Farama-Foundation / Minigrid

Simple and easily configurable grid world environments for reinforcement learning
https://minigrid.farama.org/
Other
2.09k stars 604 forks source link

[Proposal] Support Stable Baselines? #343

Closed achouliaras closed 1 year ago

achouliaras commented 1 year ago

Currently, It seems that Minigrid can't work with Stable Baselines3. The state space is in a different format and the env checker produces an error that the environments don't follow the Gym API closely.

It would be nice to provide support for Stable Baselines as they can make Minigrid accessible to even more people.

pseudo-rnd-thoughts commented 1 year ago

Currently Minigrid uses Gymnasium rather than Gym, are you using stable baselines 2.0.0alpha1? This adds supports for gymnasium by default. This is probably the cause of the env checker error.

@BolunDai0216 I realised that in our readme we include a note about training an agent https://github.com/Farama-Foundation/Minigrid#training-an-agent however this will no longer work as the previous environment uses the gym-minigrid. I don't know how much time you have but it would be great to add scripts in cleanrl if costa is happy for training basic agents. Plus we can release pre-trained agents for all of the environments as part of the paper you are writing.

jbloomAus commented 1 year ago

I feel the real work here is in stable baselines using gymnasium rather than gym. Do they plan to transition? (edit: Can't see anything on their roadmap.

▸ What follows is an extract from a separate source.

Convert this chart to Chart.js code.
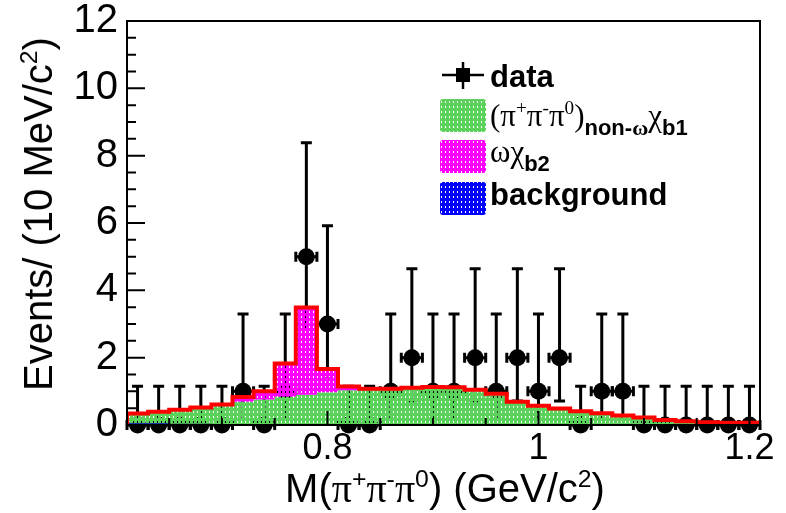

If enough people want them to use gym rather than gymnasium, it might be worth showing it can be done).

pseudo-rnd-thoughts commented 1 year ago

https://github.com/DLR-RM/stable-baselines3/pull/1327

VineetTambe commented 1 year ago

I am trying to run stable baselines3 with minigrid but I keep on running into errors regrading the structure of the observation space. Was anyone able to get it to run? If so could you point me to some example code? I am trying to run it with PPO and CnnPolicy or MultiInputPolicy

BolunDai0216 commented 1 year ago

@VineetTambe To use SB3 with Minigrid, you would need to create a custom CNN feature extractor see here for an example. Then, you just need to update the policy_kwargs dictionary with the custom feature extractor (see here, this is a MultiInputPolicy, for a CnnPolicy see these two links for the feature extractor and the PPO instance) and pass it to the PPO instance (see here). For more details, you can take a look at the SB3 documentation.

VineetTambe commented 1 year ago

Thanks @BolunDai0216! I will try it out!

BolunDai0216 commented 1 year ago

I will close this issue since there are no additional comments, please feel free to reopen it if anyone has any related questions.